In the material below, find all lines with the string "this" and copy them.

Supplied records:
---------------

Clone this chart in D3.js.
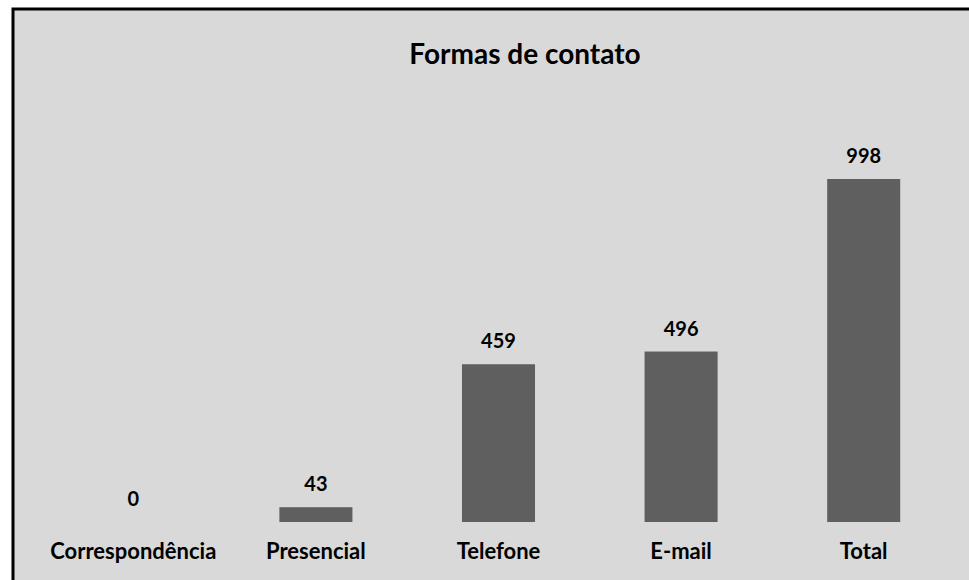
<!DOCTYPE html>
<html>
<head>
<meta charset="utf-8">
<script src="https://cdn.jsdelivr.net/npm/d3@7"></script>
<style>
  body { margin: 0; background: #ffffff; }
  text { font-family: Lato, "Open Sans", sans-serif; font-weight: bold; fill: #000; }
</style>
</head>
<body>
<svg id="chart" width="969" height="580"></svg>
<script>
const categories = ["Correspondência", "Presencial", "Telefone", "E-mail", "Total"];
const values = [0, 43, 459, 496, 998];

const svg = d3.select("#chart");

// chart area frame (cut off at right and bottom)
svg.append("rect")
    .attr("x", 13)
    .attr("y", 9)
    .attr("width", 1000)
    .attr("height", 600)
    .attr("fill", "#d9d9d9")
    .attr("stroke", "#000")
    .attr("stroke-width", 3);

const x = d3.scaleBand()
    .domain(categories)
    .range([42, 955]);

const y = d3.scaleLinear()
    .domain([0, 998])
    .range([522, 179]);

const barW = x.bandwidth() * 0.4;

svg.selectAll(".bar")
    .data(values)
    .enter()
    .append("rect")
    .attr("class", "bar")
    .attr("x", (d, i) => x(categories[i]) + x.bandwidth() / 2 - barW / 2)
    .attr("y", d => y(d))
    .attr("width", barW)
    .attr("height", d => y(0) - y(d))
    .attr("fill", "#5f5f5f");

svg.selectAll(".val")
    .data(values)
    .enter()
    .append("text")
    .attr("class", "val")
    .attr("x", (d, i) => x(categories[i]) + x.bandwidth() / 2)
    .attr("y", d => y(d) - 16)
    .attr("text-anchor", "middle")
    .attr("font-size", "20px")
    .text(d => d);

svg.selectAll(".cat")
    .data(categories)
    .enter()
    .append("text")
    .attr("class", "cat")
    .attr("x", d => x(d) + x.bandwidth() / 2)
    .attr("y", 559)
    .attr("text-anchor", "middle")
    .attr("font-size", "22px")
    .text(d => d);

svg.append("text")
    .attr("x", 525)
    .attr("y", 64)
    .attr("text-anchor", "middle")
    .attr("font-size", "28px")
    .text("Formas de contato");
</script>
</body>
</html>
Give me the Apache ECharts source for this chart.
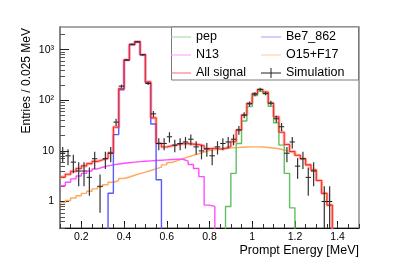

---------------

Exercise solution:
Clone this chart in D3.js.
Give me the Apache ECharts source for this chart.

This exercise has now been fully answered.